When I joined the faculty of Lutheran Theological Southern Seminary two years ago, among those who offered a warm welcome was Dr. Michael Root. As Academic Dean he introduced me to academic life at Southern Seminary. I wrote to Dr. Root recently expressing my best wishes and support. Now, I have to say that I have bitter/sweet feelings about Dr. Root's move from Lutheranism to the Roman Catholic Church. Bitter because as a lay theologian he provided (still does) an important and instructive Lutheran voice, especially in ecumenical matters. His recent period of deep discernment, I believe, is the continuation of a journey he has been on for some time. He said as much. I celebrate Dr. Root's move because I do not believe that one's everlasting salvation rests with a Lutheran identity, and I find reason to celebrate if people, who find difficulties with what some Lutherans teach and live out, find a church home elsewhere. A majority of those leaving the ELCA, it would seem, are not indicating a destination. Many may be leaving the church of Christ altogether (The ELCA has lost three quarters of a million people since its inception).
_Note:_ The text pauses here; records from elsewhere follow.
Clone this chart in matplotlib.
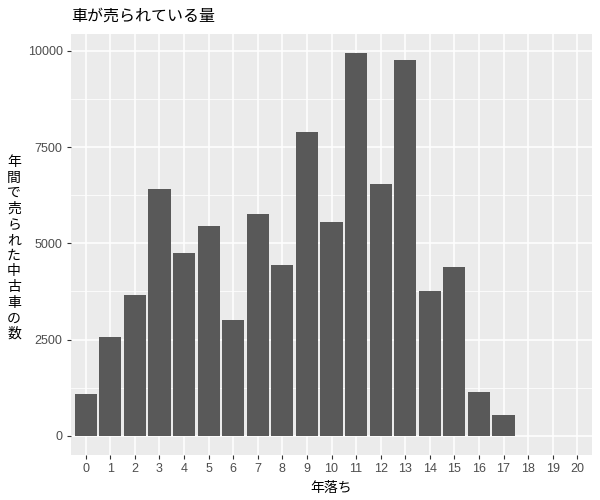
import matplotlib.pyplot as plt
import numpy as np

plt.rcParams['font.family'] = ['Noto Sans CJK JP', 'DejaVu Sans']

# 年落ち (years old) and cars sold per year
ages = list(range(0, 18))
counts = [1100, 2580, 3665, 6410, 4755, 5455, 3015, 5765, 4445, 7890,
          5555, 9940, 6545, 9760, 3770, 4390, 1150, 530]
xticks = list(range(0, 21))
yticks = [0, 2500, 5000, 7500, 10000]

title = '車が売られている量'
xlabel = '年落ち'
ylabel = '年間で売られた中古車の数'

fig = plt.figure(figsize=(6, 5), dpi=100)
ax = fig.add_axes([71 / 600, 45 / 500, 521 / 600, 421 / 500])
ax.set_facecolor('#EBEBEB')

ax.bar(ages, counts, width=0.9, color='#595959', zorder=3)

ax.set_xlim(-0.6, 20.6)
ax.set_ylim(-497, 10437)
ax.set_xticks(xticks)
ax.set_xticklabels([str(t) for t in xticks])
ax.set_yticks(yticks)
ax.set_yticks([1250, 3750, 6250, 8750], minor=True)

ax.grid(which='major', color='white', linewidth=1.1, zorder=1)
ax.grid(which='minor', axis='y', color='white', linewidth=0.55, zorder=1)
ax.tick_params(which='major', length=3, width=0.8, color='#333333',
               labelcolor='#4D4D4D', labelsize=9, pad=3)
ax.tick_params(which='minor', length=0)
for lbl in ax.get_xticklabels() + ax.get_yticklabels():
    lbl.set_family('Liberation Sans')
for s in ax.spines.values():
    s.set_visible(False)

fig.text(71 / 600, 1 - 16 / 500, title, fontsize=11.5, ha='left', va='center', color='black')
fig.text((71 + 592) / 2 / 600, 1 - 488 / 500, xlabel, fontsize=10, ha='center', va='center')
fig.text(14 / 600, 1 - 248 / 500, '\n'.join(ylabel), fontsize=10, ha='center', va='center',
         linespacing=1.15)

fig.savefig('out.png', dpi=100)
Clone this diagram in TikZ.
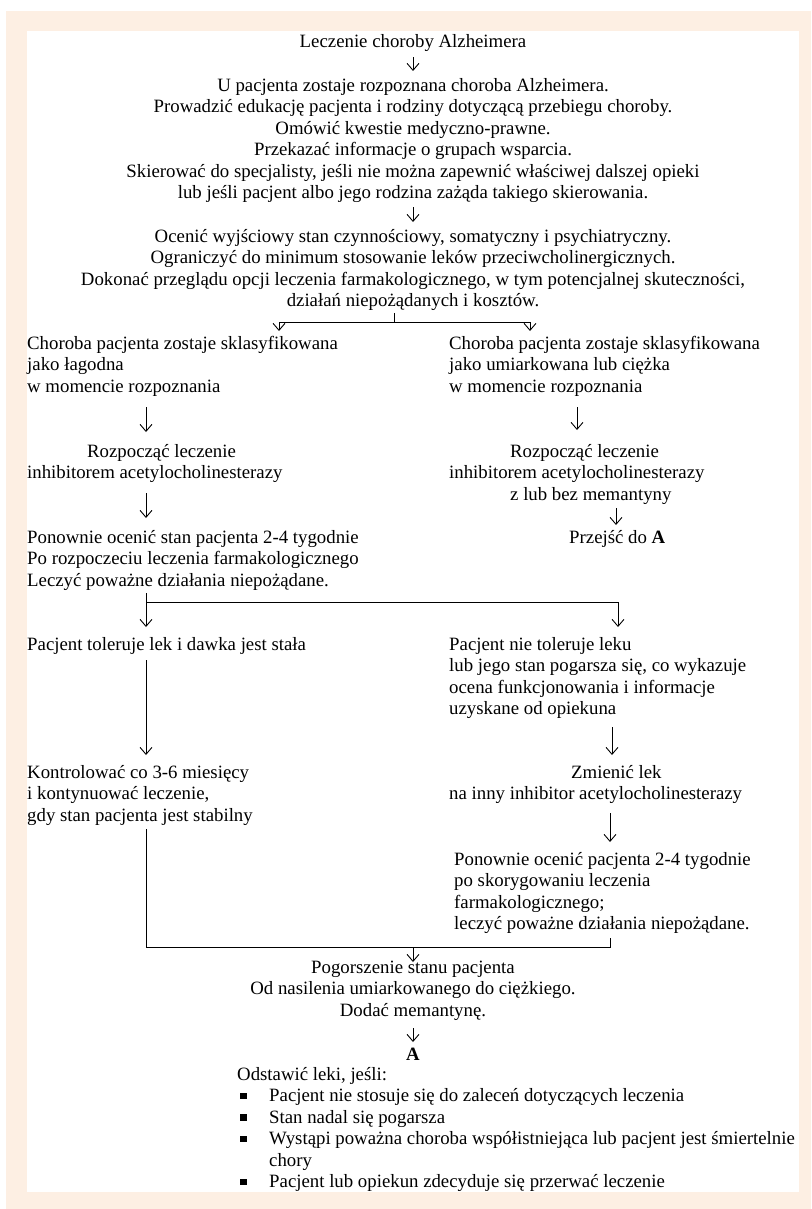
\documentclass[tikz,border=0pt]{standalone}
\usepackage{fontspec}
\setmainfont{Liberation Serif}
\usetikzlibrary{arrows.meta}
\definecolor{peach}{RGB}{253,239,227}
\newcommand\fs{\fontsize{18.8}{21.5}\selectfont}
\newcommand\sr{\rule[-6pt]{0pt}{21pt}}
\newcommand\bul{\hspace*{3pt}\makebox[29pt][l]{\rule[2.5pt]{6.5pt}{6.5pt}}}
\tikzset{
  txt/.style={inner sep=0pt, font=\fs},
  tl/.style={txt, anchor=north west, align=left},
  tc/.style={txt, anchor=north, align=center},
  ln/.style={draw=black, line width=0.9pt},
  arr/.style={ln, -{Straight Barb[length=7pt,width=12pt,line width=0.9pt]}}
}
\begin{document}
\begin{tikzpicture}[x=1pt,y=-1pt]
\useasboundingbox (0,0) rectangle (811,1209);
\fill[peach] (6,11) rectangle (811,1209);
\fill[white] (27,31) rectangle (799,1192);

% column positions and junctions
\coordinate (xL) at (146,0);
\coordinate (xa) at (279,0);
\coordinate (xb) at (530,0);
\coordinate (xR1) at (577,0);
\coordinate (xR2) at (616,0);
\coordinate (xR4) at (618,0);
\coordinate (xR5) at (612,0);
\coordinate (xR6) at (610,0);
\coordinate (j1) at (394,322);
\coordinate (j2) at (146,602);
\coordinate (j3) at (413,947);

% nodes
\node[tc] (T) at (413,32) {\sr Leczenie choroby Alzheimera};
\node[tc] (B1) at (413,76) {\sr U pacjenta zostaje rozpoznana choroba Alzheimera.\\
\sr Prowadzić edukację pacjenta i rodziny dotyczącą przebiegu choroby.\\
\sr Omówić kwestie medyczno-prawne.\\
\sr Przekazać informacje o grupach wsparcia.\\
\sr Skierować do specjalisty, jeśli nie można zapewnić właściwej dalszej opieki\\
\sr lub jeśli pacjent albo jego rodzina zażąda takiego skierowania.};
\node[tc] (B2) at (413,227) {\sr Ocenić wyjściowy stan czynnościowy, somatyczny i psychiatryczny.\\
\sr Ograniczyć do minimum stosowanie leków przeciwcholinergicznych.\\
\sr Dokonać przeglądu opcji leczenia farmakologicznego, w tym potencjalnej skuteczności,\\
\sr działań niepożądanych i kosztów.};

\node[tl] (L1) at (27,334) {\sr Choroba pacjenta zostaje sklasyfikowana\\
\sr jako łagodna\\
\sr w momencie rozpoznania};
\node[tl] (L2) at (27,442) {\sr\hspace*{60pt}Rozpocząć leczenie\\
\sr inhibitorem acetylocholinesterazy};
\node[tl] (L3) at (27,528) {\sr Ponownie ocenić stan pacjenta 2-4 tygodnie\\
\sr Po rozpoczeciu leczenia farmakologicznego\\
\sr Leczyć poważne działania niepożądane.};
\node[tl] (L4) at (27,635) {\sr Pacjent toleruje lek i dawka jest stała};
\node[tl] (L5) at (27,763) {\sr Kontrolować co 3-6 miesięcy\\
\sr i kontynuować leczenie,\\
\sr gdy stan pacjenta jest stabilny};

\node[tl] (R1) at (449,334) {\sr Choroba pacjenta zostaje sklasyfikowana\\
\sr jako umiarkowana lub ciężka\\
\sr w momencie rozpoznania};
\node[tl] (R2) at (449,442) {\sr\hspace*{61pt}Rozpocząć leczenie\\
\sr inhibitorem acetylocholinesterazy\\
\sr\hspace*{61pt}z lub bez memantyny};
\node[tl] (R3) at (569,528) {\sr Przejść do \textbf{A}};
\node[tl] (R4) at (449,635) {\sr Pacjent nie toleruje leku\\
\sr lub jego stan pogarsza się, co wykazuje\\
\sr ocena funkcjonowania i informacje\\
\sr uzyskane od opiekuna};
\node[tl] (R5) at (449,763) {\sr\hspace*{122pt}Zmienić lek\\
\sr na inny inhibitor acetylocholinesterazy};
\node[tl] (R6) at (454,850) {\sr Ponownie ocenić pacjenta 2-4 tygodnie\\
\sr po skorygowaniu leczenia\\
\sr farmakologicznego;\\
\sr leczyć poważne działania niepożądane.};

\node[tc] (C1) at (413,958) {\sr Pogorszenie stanu pacjenta\\
\sr Od nasilenia umiarkowanego do ciężkiego.\\
\sr Dodać memantynę.};
\node[tc] (A) at (413,1045) {\sr\textbf{A}};
\node[tl] (LS) at (237,1065) {\sr Odstawić leki, jeśli:\\
\sr\bul Pacjent nie stosuje się do zaleceń dotyczących leczenia\\
\sr\bul Stan nadal się pogarsza\\
\sr\bul Wystąpi poważna choroba współistniejąca lub pacjent jest śmiertelnie\\
\sr\hspace*{32pt}chory\\
\sr\bul Pacjent lub opiekun zdecyduje się przerwać leczenie};

% connectors
\draw[arr, shorten <=4pt, shorten >=5pt] (T.south) -- (B1.north);
\draw[arr, shorten <=2.5pt, shorten >=5pt] (B1.south) -- (B2.north);
\draw[ln] (B2.south -| j1) -- (j1);
\draw[arr, shorten >=3pt] (j1) -| (L1.north -| xa);
\draw[arr, shorten >=3pt] (j1) -| (R1.north -| xb);

\draw[arr, shorten <=9pt, shorten >=10pt] (L1.south -| xL) -- (L2.north -| xL);
\draw[arr, shorten <=8.5pt, shorten >=10pt] (L2.south -| xL) -- (L3.north -| xL);
\draw[ln, shorten <=1pt] (L3.south -| xL) -- (j2);
\draw[arr, shorten >=8pt] (j2) -- (L4.north -| xL);
\draw[arr, shorten >=8pt] (j2) -| (R4.north -| xR4);
\draw[arr, shorten <=4pt, shorten >=8pt] (L4.south -| xL) -- (L5.north -| xL);
\draw[ln, shorten <=2pt, shorten >=2.5pt] (L5.south -| xL) |- (j3) -| (R6.south -| xR6);
\draw[arr, shorten >=-4pt] (j3) -- (C1.north);

\draw[arr, shorten <=9pt, shorten >=12pt] (R1.south -| xR1) -- (R2.north -| xR1);
\draw[arr, shorten <=2pt, shorten >=3pt] (R2.south -| xR2) -- (R3.north -| xR2);
\draw[arr, shorten <=6.5pt, shorten >=8pt] (R4.south -| xR5) -- (R5.north -| xR5);
\draw[arr, shorten <=7.5pt, shorten >=8pt] (R5.south -| xR6) -- (R6.north -| xR6);
\draw[arr, shorten <=6pt, shorten >=3pt] (C1.south) -- (A.north);
\end{tikzpicture}
\end{document}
I have blogged before about one friend who moved from Lutheranism to the Roman Catholic Church. Professor Stanley Hauerwas, who recently became Anglican after nearly a lifetime in the Methodist Church, (Third Way Magazine) commented on another Lutheran who famously became a Roman Catholic. "When Richard Neuhaus was going to become a Roman Catholic, there was this lovely moment when [his fellow Lutheran] Robert Wilken was trying to talk him out of it and said, 'There are many rooms in our Father's house, Richard.' And Richard said, 'Yes, but some of them are better furnished than others.'" I grew up in the neighborhood of Holy Ghost Catholic Church, Opelousas, Louisiana. Holy Ghost was the largest black RC parish in the nation in the 1960s and 70s with over 10,000 members. There were many rooms in that particular parish where folks very dear to me gathered. Many of my school classmates and teachers were Roman Catholics. My father was a member of Holy Ghost Parish. At a young age I came to respect a lot about Catholicism because I saw how so many around me ordered their lives based on the teachings of that Church. In the 1980s I became an Oblate of St. John's Monastery, Collegeville, Minnesota following the Rule of Saint Benedict. I might have joined my dad some years ago, but I did not because of my support for the ordination of women. Cheryl Pero, who recently completed a PhD in New Testament from The Lutheran School of Theology, Chicago, journeyed toward ordination while I was enrolled in seminary. There were several other woman who entered the ministry in the late 70s and early 80s. Over the years I came to believe that excluding women from ordination followed a biblical hermeneutic rooted in sexism. Sexism, like racism, is a sin. And no matter how hard we may try to justify discrimination, in the end, it is what it is, wrong. Over the years, I have found powerful motivation to stay in the ELCA, as have others, and for different reasons.

It would be decidedly surprising if we would be spared a labor for the truth of the Word of God in a world of rapid change. To move through such times with discernment is the calling of church theologians and lay people alike.